== Problem requirements ==
Everything from the first line to the line containing "10.0, 10.5, 11.0, 11.5, 12.0, 12.5, 13.0, 13.7];" is to be repeated exactly; nothing past it.

== == ==

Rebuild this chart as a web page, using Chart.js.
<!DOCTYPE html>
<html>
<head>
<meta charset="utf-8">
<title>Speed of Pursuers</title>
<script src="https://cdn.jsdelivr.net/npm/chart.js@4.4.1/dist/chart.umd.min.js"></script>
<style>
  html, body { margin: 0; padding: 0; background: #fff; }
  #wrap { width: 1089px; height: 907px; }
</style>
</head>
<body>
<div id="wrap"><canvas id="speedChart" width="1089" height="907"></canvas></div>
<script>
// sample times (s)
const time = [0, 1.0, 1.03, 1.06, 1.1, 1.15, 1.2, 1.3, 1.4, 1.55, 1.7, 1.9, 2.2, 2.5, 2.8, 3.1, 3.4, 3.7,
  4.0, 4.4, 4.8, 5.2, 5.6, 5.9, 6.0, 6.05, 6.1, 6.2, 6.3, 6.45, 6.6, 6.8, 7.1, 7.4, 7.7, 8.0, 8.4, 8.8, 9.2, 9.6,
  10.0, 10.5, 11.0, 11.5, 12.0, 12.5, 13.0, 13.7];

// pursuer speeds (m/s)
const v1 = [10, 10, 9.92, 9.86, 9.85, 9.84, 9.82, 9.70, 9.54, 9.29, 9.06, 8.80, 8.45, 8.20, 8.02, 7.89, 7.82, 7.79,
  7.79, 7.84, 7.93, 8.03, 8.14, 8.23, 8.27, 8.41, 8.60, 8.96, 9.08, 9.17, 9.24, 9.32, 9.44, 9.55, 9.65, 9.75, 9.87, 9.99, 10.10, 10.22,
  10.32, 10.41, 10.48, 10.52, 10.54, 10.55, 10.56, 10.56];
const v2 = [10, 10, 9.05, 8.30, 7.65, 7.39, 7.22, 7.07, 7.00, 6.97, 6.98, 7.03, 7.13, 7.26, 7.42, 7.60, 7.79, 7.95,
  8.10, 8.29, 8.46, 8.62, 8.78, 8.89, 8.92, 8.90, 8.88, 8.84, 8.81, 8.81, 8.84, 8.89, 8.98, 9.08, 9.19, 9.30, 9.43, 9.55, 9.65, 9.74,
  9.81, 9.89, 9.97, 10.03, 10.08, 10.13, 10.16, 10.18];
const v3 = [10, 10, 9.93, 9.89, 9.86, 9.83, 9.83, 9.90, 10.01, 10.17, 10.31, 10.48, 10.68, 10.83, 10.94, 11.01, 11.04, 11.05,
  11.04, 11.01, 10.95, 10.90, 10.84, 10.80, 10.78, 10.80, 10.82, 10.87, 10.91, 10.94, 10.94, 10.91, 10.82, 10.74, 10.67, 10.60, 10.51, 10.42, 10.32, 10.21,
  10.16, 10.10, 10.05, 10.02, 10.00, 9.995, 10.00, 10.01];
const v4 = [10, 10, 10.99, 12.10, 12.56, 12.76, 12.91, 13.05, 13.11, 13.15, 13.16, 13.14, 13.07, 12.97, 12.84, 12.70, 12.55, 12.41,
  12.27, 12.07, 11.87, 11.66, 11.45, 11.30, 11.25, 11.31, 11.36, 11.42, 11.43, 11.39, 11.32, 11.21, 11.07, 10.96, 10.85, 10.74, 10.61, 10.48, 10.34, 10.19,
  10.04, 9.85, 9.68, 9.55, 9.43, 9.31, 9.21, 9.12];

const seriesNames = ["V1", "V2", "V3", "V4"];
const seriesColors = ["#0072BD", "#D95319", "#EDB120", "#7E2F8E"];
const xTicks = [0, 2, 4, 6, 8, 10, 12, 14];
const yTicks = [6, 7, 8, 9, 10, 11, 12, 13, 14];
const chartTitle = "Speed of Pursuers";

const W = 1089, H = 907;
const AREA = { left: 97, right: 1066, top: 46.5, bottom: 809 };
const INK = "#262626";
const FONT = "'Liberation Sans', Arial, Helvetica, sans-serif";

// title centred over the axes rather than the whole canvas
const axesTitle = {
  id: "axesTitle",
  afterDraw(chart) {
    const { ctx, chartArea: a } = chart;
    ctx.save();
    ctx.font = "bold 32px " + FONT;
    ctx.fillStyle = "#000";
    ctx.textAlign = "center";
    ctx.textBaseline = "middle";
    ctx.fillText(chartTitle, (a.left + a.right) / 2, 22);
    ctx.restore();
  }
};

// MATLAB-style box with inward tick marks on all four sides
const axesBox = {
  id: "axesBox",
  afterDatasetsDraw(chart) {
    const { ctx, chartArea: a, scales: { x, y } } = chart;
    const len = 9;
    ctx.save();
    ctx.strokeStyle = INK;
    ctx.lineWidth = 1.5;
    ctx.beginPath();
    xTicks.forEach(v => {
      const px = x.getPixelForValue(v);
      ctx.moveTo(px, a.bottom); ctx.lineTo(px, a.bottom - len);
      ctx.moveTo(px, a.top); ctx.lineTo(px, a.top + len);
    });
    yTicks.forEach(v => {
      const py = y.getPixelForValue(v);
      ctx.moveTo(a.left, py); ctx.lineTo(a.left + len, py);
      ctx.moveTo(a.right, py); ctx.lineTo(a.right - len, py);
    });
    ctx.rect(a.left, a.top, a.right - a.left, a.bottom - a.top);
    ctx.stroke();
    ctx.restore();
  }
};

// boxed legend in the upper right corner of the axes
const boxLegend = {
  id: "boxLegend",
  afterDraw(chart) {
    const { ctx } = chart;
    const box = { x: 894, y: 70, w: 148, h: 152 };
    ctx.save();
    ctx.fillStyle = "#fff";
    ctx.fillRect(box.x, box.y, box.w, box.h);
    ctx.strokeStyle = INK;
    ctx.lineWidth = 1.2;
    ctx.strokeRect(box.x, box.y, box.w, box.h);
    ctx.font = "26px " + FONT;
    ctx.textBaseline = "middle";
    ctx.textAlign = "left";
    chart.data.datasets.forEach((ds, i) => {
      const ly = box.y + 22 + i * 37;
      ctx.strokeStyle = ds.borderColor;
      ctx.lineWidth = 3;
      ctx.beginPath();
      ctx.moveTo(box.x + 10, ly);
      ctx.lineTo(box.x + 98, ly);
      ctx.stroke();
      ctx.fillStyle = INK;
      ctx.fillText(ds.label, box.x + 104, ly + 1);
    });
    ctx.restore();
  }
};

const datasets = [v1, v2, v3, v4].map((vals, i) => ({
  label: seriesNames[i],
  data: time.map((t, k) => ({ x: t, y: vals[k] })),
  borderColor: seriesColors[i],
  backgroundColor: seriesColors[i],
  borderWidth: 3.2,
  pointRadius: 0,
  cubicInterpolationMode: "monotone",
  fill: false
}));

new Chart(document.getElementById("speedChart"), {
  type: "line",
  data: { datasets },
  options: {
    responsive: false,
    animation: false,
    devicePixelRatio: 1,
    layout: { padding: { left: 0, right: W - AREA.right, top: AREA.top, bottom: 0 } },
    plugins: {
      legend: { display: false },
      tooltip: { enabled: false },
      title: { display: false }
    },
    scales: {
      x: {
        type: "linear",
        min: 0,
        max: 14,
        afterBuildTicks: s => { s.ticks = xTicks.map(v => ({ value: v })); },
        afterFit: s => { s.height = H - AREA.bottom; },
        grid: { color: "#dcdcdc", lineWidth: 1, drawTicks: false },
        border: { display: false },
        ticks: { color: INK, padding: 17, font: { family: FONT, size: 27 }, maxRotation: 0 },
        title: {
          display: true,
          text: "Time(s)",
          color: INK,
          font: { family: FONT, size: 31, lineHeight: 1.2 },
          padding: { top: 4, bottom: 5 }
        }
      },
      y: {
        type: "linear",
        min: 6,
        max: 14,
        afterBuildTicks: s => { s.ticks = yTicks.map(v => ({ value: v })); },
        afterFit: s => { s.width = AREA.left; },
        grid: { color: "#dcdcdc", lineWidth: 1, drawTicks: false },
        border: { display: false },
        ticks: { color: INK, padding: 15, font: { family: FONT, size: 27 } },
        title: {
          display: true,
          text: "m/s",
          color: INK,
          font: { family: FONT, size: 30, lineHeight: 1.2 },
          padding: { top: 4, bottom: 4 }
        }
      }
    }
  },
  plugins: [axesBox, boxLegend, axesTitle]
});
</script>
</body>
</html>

== == ==

== Written solution ==
Rebuild this chart as a web page, using Chart.js.
<!DOCTYPE html>
<html>
<head>
<meta charset="utf-8">
<title>Speed of Pursuers</title>
<script src="https://cdn.jsdelivr.net/npm/chart.js@4.4.1/dist/chart.umd.min.js"></script>
<style>
  html, body { margin: 0; padding: 0; background: #fff; }
  #wrap { width: 1089px; height: 907px; }
</style>
</head>
<body>
<div id="wrap"><canvas id="speedChart" width="1089" height="907"></canvas></div>
<script>
// sample times (s)
const time = [0, 1.0, 1.03, 1.06, 1.1, 1.15, 1.2, 1.3, 1.4, 1.55, 1.7, 1.9, 2.2, 2.5, 2.8, 3.1, 3.4, 3.7,
  4.0, 4.4, 4.8, 5.2, 5.6, 5.9, 6.0, 6.05, 6.1, 6.2, 6.3, 6.45, 6.6, 6.8, 7.1, 7.4, 7.7, 8.0, 8.4, 8.8, 9.2, 9.6,
  10.0, 10.5, 11.0, 11.5, 12.0, 12.5, 13.0, 13.7];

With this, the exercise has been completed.